Earlier, the Ministry of Finance had suggested the introduction of imprisonment for a period up to four years for the use of a quasi-money, as Bitcoin and alike were labeled.
Notably, managers of banks and other financial institutions would take a break for up to seven years in prison for operations with bitcoin, with subsequent deprivation of the right to take on the manager position.
In June, Alexey Moiseev, Deputy Minister of Finance, said in a statement that the Ministry is revising and reconsidering the terms used in a draft law.
State Prosecutor General’s Office and the Ministry of Justice agreed that there is no reason for introducing measures of criminal responsibility for trading with bitcoin. The Ministry of Finance and the Central Bank of Russia supported this decision.
The Ministry of Finance was ordered to revise the draft report addressed to the President and submit it by the end of the summer.
At this point, bitcoin enthusiasts could start praising state authorities for not banning Bitcoin. Yet, there is one thing preventing them from breathing freely. Sale or purchase of cryptocurrencies are deemed currency transactions which should be reported to state tax services.
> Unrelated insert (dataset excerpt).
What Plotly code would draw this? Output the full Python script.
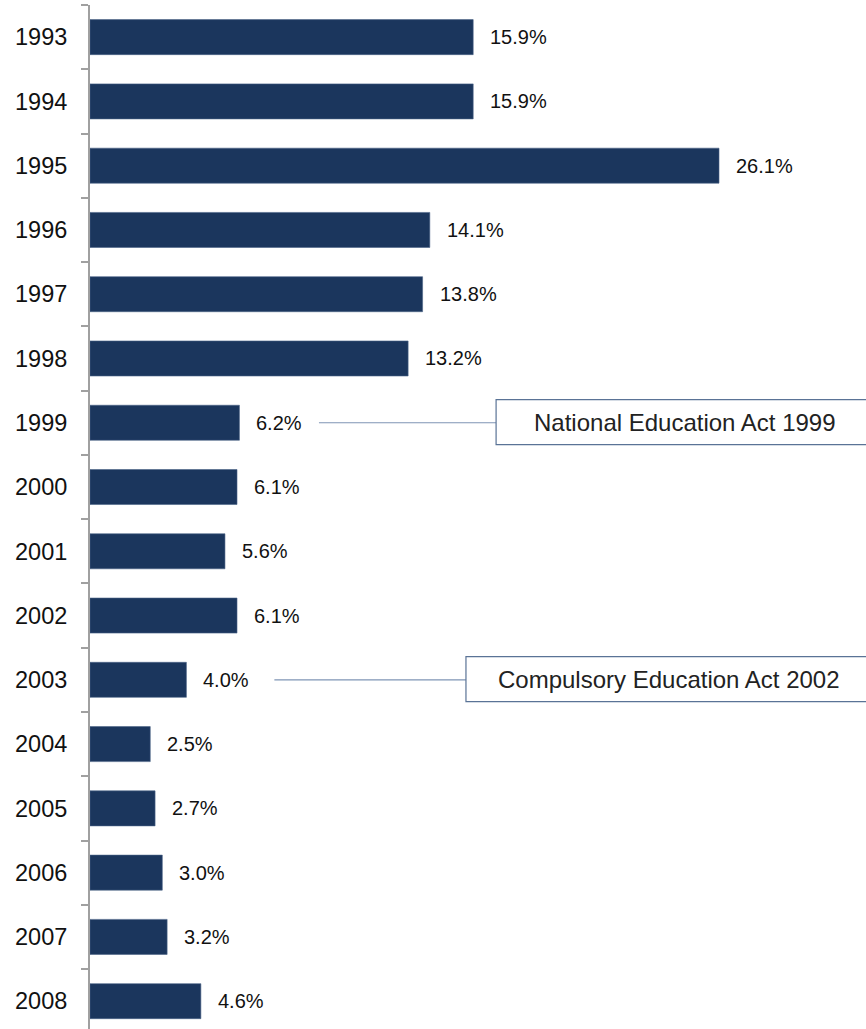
import plotly.graph_objects as go

# Annual growth rate by year
years = ["1993", "1994", "1995", "1996", "1997", "1998", "1999", "2000",
         "2001", "2002", "2003", "2004", "2005", "2006", "2007", "2008"]
growth = [15.9, 15.9, 26.1, 14.1, 13.8, 13.2, 6.2, 6.1,
          5.6, 6.1, 4.0, 2.5, 2.7, 3.0, 3.2, 4.6]
labels = [f"{v:.1f}%" for v in growth]

# Policy milestones: (year row, connector start, box start, text centre, text)
events_year = ["1999", "2003"]
events_line_start = [9.5, 7.65]
events_box_start = [16.85, 15.6]
events_text_x = [24.67, 24.02]
events_text = ["National Education Act 1999", "Compulsory Education Act 2002"]

BAR = "#1b365d"
FONT = "Liberation Sans, Arial, sans-serif"

fig = go.Figure(go.Bar(
    x=growth, y=years, orientation="h",
    marker=dict(color=BAR, line=dict(color="#4a6386", width=0.6)),
    width=0.545,
))

# value labels to the right of each bar (rows addressed by category index)
for i, (v, t) in enumerate(zip(growth, labels)):
    fig.add_annotation(x=v, y=i, text=t, showarrow=False, xanchor="left",
                       xshift=15, font=dict(family=FONT, size=20, color="#111111"))

idx = {y: i for i, y in enumerate(years)}
for ey, ls, bs, tx, txt in zip(events_year, events_line_start, events_box_start,
                                events_text_x, events_text):
    i = idx[ey]
    fig.add_shape(type="line", x0=ls, x1=bs, y0=i, y1=i,
                  line=dict(color="#7f95b5", width=1.2))
    fig.add_shape(type="rect", x0=bs, x1=40, y0=i - 0.36, y1=i + 0.34,
                  line=dict(color="#5a7396", width=1.2), fillcolor="white")
    fig.add_annotation(x=tx, y=i, text=txt, showarrow=False,
                       font=dict(family=FONT, size=24, color="#222222"))

fig.update_layout(
    width=866, height=1029,
    margin=dict(l=90, r=0, t=5, b=0),
    paper_bgcolor="white", plot_bgcolor="white",
    showlegend=False,
    xaxis=dict(range=[0, 776 / 24.1], visible=False, fixedrange=True),
    yaxis=dict(
        type="category", categoryorder="array", categoryarray=years,
        range=[15.433, -0.5],
        showline=True, linecolor="#a0a0a0", linewidth=2,
        ticks="outside", ticklen=7, tickcolor="#a0a0a0", tickwidth=1.5,
        tickson="boundaries", ticklabelstandoff=16,
        tickfont=dict(family=FONT, size=23.5, color="#111111"),
        showgrid=False, zeroline=False,
    ),
)

fig.write_html("out.html")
The main tax authority of Russia has stated that transactions of purchase and sale of cryptocurrency (virtual currency) between residents and non-residents of the country, with the utilization of currency valuables and (or) currency of the Russian Federation, are, in fact, currency transactions.
While Russian authorities still haven’t found a clear definition for bitcoin, they found a way to go around and put it inside the regulatory framework.
Therefore, it does not really matter if bitcoin is a currency, a commodity, quasi-money or something else. As long as Russian tax residents exchange it to currency, it is regarded as a currency transaction that should be reported to tax authorities.
The statement of the State Tax Authority is intended for informational purposes so far and does not imply making revisions and changes into current legislation. With Russian state authorities’ eagerness to ban and restrict things in the country, we are yet to see the destiny of this initiative.